I’ll wrap up by noting a few points from Bill Barnwell’s game summary. First, I don’t think it’s right to say that Baltimore is clearly the best team or that they’re a great team. Even with the playoff games included, my model has them as 8th best in the league, just about even with the Texans. To say that none of their playoff wins were flukes is to ask exactly what was normal or expected about that 70 yard bomb against the Broncos. I’m sure that some of the take-away message of these playoffs, along with recent runs by the Giants, is that we know less about football teams than we think we do. On the other hand, the stats guys all said to look out for the Packers when they won their Super Bowl; their numbers were better than their record indicated. Instead I think it tells us that we should remember that football games are noisy and that teams are typically fairly even; it really is Any Given Sunday out there and in the playoffs you just need three or four of them. It seemed a little odd to me that Barnwell played the ‘great team’ card and then spent some time telling us how easily it could have gone the other way.
That being said, I do enjoy how Barnwell has recently taken to telling us both versions of the story for players depending on how games happen to turn out. Lost a bit in the shuffle was Patrick Willis, who led the 49ers in tackles for the game. He’s made the Pro Bowl and the All-Pro list (second team once) every year he’s been in the league, but could be the next guy on the list of Great Players Who Never Won. Obviously it’s early in his career, but you never know when a career will end.
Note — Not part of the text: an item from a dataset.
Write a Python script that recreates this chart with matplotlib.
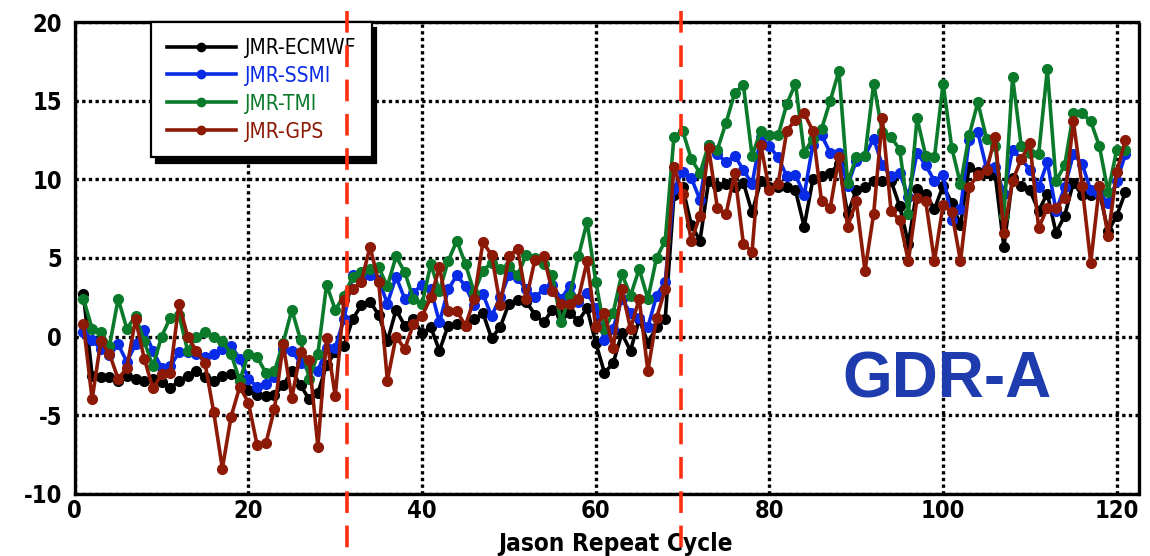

As a final note, I’ll come back to those two point conversions again. What’s kind of funny is that if the 49ers had taken the lead at the end of the game, they would have gone for two again! They were down 34-29, so if they get the touchdown it’s 35-34. Being up by 1 or 2 is no good, but being up by three means a tie game if the Ravens go the other way for a field goal. Had the 49ers gone for two earlier in the game than they did, the game might have unfolded a bit differently, or at least we could have seen a few conversion attempts instead of one. But at any rate, I think it was a very solid game that was a little passive on the coaching side, but still played at a high level. It was a good way to end the season, which leads to the depressing realization that there won’t be any football for nearly half a year. I hope everyone enjoyed it while they could!